Retype the opening lines of the listing below, ending with the line that contains "type Row = [number, number, number, string]", and leave out any pictures.

..........

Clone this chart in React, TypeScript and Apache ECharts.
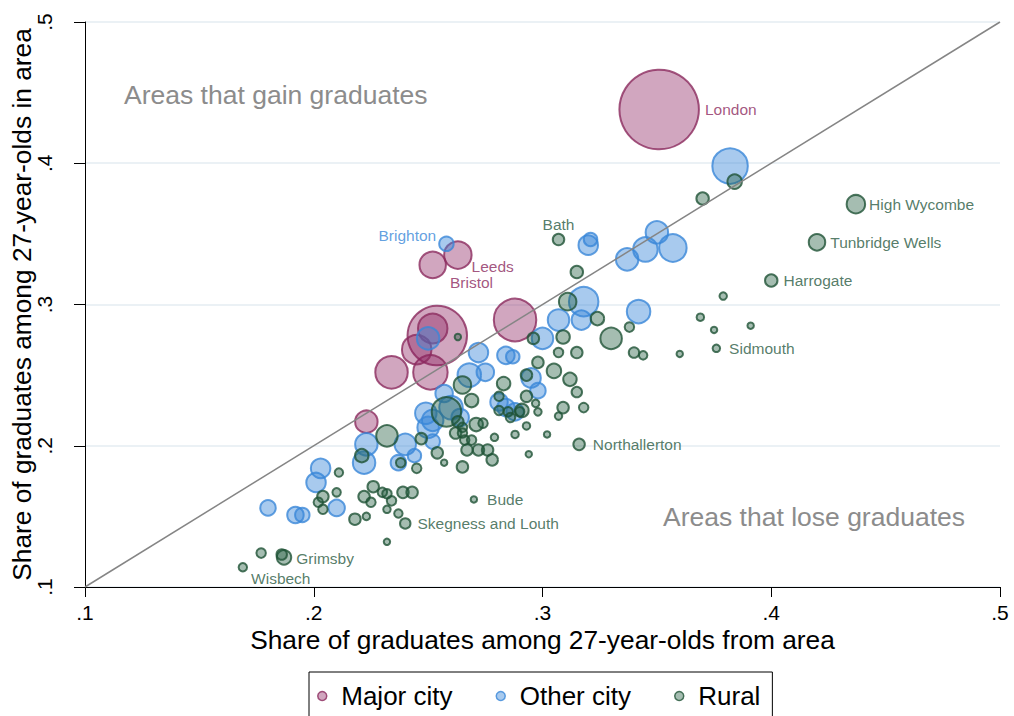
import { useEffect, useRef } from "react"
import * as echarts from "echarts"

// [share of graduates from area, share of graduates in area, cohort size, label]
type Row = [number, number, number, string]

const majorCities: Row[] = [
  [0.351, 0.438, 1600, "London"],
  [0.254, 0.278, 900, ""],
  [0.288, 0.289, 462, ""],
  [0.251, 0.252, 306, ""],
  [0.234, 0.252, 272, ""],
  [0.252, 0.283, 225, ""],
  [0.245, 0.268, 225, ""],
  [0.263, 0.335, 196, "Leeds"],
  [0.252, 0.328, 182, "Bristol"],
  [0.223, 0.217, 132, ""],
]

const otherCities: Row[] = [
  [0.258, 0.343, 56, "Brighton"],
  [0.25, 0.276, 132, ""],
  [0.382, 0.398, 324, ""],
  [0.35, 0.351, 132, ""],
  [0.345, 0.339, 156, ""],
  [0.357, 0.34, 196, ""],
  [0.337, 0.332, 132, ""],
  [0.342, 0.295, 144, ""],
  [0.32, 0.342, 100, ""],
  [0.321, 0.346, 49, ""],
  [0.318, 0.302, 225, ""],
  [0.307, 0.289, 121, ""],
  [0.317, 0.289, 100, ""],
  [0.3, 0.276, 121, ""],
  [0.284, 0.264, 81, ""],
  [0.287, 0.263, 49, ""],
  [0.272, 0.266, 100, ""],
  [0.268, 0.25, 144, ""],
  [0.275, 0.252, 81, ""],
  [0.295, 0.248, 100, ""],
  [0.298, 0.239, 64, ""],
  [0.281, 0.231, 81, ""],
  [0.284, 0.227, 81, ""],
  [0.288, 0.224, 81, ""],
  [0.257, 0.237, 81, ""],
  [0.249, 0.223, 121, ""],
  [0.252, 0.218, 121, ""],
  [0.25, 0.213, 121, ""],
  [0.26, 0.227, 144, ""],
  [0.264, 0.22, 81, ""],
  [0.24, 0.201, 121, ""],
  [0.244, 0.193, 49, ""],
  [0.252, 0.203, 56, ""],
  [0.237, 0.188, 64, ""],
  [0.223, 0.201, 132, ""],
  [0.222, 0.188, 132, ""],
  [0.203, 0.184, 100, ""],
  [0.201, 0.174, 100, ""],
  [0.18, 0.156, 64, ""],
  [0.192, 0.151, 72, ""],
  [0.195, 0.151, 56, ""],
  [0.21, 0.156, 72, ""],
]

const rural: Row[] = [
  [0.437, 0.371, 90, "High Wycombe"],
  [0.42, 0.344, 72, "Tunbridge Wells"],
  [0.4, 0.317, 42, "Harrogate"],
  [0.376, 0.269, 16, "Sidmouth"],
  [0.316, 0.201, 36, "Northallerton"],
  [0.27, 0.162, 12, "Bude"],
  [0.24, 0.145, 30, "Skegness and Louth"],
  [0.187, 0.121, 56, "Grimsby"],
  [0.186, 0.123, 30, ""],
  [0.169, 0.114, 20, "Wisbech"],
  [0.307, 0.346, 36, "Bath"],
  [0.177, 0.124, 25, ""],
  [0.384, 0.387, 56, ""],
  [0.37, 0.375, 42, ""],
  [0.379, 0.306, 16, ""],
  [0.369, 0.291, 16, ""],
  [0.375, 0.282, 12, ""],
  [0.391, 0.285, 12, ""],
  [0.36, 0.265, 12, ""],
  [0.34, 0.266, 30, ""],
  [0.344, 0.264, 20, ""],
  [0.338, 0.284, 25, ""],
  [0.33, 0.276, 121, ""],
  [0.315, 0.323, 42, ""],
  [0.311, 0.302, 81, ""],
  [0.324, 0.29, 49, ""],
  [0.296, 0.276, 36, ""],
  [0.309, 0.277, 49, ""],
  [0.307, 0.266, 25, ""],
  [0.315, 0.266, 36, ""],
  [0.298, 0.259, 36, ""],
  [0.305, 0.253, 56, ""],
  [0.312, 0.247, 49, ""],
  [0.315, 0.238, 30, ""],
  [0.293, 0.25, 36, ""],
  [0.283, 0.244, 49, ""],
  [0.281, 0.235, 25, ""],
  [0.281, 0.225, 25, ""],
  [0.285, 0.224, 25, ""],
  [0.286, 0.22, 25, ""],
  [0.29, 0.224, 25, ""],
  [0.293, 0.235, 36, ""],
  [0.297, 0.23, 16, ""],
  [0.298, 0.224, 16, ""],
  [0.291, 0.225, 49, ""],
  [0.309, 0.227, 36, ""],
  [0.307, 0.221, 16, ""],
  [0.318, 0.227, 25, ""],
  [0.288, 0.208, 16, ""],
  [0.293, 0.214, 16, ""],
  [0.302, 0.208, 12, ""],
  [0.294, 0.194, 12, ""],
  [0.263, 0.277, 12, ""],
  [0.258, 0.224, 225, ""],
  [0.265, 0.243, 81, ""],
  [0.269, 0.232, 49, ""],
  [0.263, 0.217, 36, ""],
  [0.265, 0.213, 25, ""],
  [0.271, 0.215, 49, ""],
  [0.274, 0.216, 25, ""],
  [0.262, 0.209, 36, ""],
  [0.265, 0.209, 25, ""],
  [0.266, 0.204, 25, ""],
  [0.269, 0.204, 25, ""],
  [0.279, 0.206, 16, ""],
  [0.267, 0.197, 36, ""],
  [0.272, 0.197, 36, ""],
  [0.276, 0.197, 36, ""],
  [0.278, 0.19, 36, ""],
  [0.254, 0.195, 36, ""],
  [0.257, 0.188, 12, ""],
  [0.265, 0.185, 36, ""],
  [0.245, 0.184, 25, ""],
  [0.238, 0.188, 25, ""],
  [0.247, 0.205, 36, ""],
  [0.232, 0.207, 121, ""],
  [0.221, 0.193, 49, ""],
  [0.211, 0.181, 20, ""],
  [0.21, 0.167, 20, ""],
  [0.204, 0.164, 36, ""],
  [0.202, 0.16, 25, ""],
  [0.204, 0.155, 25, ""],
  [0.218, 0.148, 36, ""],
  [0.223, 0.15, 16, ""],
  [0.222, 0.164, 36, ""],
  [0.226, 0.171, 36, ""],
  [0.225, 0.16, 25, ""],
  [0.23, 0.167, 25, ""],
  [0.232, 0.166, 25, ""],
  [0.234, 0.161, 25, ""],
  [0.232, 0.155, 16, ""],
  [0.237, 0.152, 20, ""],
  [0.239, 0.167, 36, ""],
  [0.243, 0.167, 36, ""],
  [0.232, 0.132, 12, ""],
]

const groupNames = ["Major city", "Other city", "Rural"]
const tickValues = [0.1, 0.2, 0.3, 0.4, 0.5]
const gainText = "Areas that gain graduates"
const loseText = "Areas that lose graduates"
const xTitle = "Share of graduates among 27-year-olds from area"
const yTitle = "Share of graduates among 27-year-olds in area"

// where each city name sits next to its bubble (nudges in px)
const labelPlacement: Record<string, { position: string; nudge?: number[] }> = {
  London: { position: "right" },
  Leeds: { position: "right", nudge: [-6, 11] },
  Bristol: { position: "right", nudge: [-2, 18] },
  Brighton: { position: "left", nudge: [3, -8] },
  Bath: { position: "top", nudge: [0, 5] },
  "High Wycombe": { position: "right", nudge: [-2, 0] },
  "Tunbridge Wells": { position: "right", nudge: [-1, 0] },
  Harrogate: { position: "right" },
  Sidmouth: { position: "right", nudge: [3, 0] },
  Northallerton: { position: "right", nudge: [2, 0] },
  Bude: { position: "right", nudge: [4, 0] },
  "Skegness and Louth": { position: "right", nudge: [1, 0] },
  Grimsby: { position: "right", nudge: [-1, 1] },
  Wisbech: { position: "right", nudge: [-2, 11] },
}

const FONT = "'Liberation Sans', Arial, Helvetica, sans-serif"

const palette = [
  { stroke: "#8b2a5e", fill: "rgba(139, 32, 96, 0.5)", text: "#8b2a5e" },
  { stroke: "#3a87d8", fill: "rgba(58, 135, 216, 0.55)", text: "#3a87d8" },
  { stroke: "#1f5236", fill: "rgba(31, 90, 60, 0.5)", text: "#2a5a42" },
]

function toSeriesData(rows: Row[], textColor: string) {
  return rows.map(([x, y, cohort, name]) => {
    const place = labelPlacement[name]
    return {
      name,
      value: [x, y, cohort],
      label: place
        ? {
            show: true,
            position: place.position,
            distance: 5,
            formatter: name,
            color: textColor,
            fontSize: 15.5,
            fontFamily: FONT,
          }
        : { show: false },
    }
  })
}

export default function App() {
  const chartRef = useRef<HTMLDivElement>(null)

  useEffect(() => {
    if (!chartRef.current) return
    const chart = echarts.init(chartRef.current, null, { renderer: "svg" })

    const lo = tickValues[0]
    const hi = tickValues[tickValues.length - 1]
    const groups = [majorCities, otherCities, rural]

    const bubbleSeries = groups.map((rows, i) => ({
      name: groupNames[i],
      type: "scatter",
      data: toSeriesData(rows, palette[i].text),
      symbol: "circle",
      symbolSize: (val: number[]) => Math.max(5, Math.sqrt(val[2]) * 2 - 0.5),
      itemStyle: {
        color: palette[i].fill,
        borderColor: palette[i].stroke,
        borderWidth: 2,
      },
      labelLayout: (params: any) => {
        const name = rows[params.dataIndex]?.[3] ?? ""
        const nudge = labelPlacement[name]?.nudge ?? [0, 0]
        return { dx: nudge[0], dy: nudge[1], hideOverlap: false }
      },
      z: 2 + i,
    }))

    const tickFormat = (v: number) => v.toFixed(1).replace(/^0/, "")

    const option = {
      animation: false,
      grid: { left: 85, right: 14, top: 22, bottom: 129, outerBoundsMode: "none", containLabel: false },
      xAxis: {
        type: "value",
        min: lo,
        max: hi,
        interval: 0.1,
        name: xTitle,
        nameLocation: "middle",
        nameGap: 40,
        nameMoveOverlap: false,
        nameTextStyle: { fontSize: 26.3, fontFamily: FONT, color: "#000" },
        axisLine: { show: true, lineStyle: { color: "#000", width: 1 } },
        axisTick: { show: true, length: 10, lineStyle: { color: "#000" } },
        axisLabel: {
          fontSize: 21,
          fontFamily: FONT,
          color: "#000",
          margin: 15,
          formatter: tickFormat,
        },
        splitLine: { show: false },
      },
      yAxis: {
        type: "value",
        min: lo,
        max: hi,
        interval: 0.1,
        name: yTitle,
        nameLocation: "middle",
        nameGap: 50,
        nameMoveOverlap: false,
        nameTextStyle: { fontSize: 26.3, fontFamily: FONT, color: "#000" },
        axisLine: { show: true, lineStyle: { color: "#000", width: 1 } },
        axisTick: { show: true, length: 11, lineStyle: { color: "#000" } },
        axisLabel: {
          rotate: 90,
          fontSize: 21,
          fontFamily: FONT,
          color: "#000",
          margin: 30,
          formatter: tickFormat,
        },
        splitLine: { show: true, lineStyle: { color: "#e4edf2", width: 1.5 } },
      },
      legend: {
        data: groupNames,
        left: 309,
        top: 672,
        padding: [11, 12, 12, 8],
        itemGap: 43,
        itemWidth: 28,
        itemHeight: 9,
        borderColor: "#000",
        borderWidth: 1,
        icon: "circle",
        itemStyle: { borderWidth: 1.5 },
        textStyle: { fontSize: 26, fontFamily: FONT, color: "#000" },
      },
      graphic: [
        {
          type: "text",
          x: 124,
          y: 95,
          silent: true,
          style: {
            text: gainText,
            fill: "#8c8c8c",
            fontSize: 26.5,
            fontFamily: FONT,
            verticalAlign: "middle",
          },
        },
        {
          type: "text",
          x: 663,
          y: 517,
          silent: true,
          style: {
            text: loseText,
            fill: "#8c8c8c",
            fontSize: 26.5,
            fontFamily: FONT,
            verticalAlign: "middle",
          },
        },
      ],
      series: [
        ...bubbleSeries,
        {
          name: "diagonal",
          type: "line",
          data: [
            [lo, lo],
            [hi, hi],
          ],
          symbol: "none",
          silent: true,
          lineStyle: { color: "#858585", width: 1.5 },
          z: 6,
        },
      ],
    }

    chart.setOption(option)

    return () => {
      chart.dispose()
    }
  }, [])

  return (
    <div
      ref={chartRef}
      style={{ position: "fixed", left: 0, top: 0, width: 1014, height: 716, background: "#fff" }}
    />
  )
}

..........

Response below
Clone this chart in React, TypeScript and Apache ECharts.
import { useEffect, useRef } from "react"
import * as echarts from "echarts"

// [share of graduates from area, share of graduates in area, cohort size, label]
type Row = [number, number, number, string]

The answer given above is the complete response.